◆ **Given task**:
Only the lines from the start of the data to the line containing "(finR) -- (cusR);", both included, should be output, exactly and without pictures.

◆ **Material provided**:

-- begin --

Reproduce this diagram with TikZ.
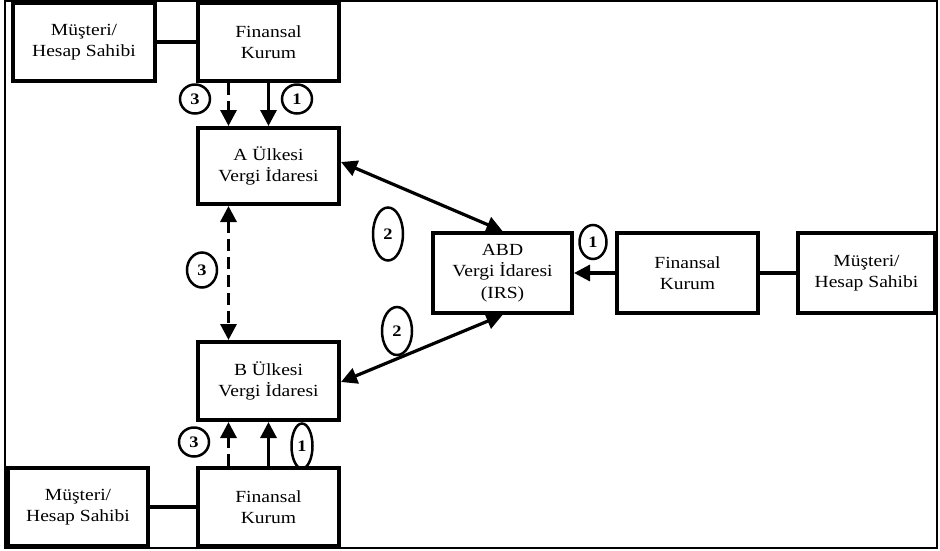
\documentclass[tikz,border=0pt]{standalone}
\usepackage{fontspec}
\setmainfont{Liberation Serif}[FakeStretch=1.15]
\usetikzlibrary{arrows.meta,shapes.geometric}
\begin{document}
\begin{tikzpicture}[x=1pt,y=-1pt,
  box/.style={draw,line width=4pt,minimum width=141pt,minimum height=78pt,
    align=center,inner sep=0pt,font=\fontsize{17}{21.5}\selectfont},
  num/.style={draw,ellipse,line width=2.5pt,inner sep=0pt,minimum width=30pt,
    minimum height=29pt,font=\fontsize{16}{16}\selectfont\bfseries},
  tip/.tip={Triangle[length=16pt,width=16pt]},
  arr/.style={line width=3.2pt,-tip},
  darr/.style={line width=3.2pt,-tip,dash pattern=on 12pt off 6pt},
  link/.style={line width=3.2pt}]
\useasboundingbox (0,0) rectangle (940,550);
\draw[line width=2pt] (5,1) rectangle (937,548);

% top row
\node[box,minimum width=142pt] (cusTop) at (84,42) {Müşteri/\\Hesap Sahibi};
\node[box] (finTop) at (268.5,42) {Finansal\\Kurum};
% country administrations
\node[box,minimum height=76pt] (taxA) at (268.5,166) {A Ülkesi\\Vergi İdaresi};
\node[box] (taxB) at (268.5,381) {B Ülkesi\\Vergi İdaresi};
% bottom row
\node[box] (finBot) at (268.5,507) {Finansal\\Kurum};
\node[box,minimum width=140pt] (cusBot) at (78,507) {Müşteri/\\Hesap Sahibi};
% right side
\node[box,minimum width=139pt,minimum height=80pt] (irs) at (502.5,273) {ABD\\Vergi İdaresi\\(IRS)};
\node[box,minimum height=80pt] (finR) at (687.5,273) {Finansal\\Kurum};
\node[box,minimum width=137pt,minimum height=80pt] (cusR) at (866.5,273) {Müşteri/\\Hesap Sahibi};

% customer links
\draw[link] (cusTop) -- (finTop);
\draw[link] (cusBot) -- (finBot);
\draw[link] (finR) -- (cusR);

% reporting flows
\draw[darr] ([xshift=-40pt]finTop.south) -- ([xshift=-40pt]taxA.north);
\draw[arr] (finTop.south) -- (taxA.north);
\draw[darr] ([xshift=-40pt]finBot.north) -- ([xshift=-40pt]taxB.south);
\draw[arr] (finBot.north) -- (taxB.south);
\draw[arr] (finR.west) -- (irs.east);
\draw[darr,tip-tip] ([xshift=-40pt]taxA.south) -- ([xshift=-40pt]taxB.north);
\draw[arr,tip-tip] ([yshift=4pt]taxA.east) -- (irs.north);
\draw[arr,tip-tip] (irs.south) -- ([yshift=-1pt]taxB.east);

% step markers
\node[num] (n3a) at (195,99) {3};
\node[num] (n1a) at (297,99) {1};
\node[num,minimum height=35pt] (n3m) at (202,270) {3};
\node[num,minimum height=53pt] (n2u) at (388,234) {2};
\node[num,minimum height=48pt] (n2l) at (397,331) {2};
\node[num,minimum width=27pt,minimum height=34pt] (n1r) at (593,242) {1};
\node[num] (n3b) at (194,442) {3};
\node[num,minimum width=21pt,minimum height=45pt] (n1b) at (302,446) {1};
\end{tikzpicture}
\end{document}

-- end --

◆ **Exercise result**:
Reproduce this diagram with TikZ.
\documentclass[tikz,border=0pt]{standalone}
\usepackage{fontspec}
\setmainfont{Liberation Serif}[FakeStretch=1.15]
\usetikzlibrary{arrows.meta,shapes.geometric}
\begin{document}
\begin{tikzpicture}[x=1pt,y=-1pt,
  box/.style={draw,line width=4pt,minimum width=141pt,minimum height=78pt,
    align=center,inner sep=0pt,font=\fontsize{17}{21.5}\selectfont},
  num/.style={draw,ellipse,line width=2.5pt,inner sep=0pt,minimum width=30pt,
    minimum height=29pt,font=\fontsize{16}{16}\selectfont\bfseries},
  tip/.tip={Triangle[length=16pt,width=16pt]},
  arr/.style={line width=3.2pt,-tip},
  darr/.style={line width=3.2pt,-tip,dash pattern=on 12pt off 6pt},
  link/.style={line width=3.2pt}]
\useasboundingbox (0,0) rectangle (940,550);
\draw[line width=2pt] (5,1) rectangle (937,548);

% top row
\node[box,minimum width=142pt] (cusTop) at (84,42) {Müşteri/\\Hesap Sahibi};
\node[box] (finTop) at (268.5,42) {Finansal\\Kurum};
% country administrations
\node[box,minimum height=76pt] (taxA) at (268.5,166) {A Ülkesi\\Vergi İdaresi};
\node[box] (taxB) at (268.5,381) {B Ülkesi\\Vergi İdaresi};
% bottom row
\node[box] (finBot) at (268.5,507) {Finansal\\Kurum};
\node[box,minimum width=140pt] (cusBot) at (78,507) {Müşteri/\\Hesap Sahibi};
% right side
\node[box,minimum width=139pt,minimum height=80pt] (irs) at (502.5,273) {ABD\\Vergi İdaresi\\(IRS)};
\node[box,minimum height=80pt] (finR) at (687.5,273) {Finansal\\Kurum};
\node[box,minimum width=137pt,minimum height=80pt] (cusR) at (866.5,273) {Müşteri/\\Hesap Sahibi};

% customer links
\draw[link] (cusTop) -- (finTop);
\draw[link] (cusBot) -- (finBot);
\draw[link] (finR) -- (cusR);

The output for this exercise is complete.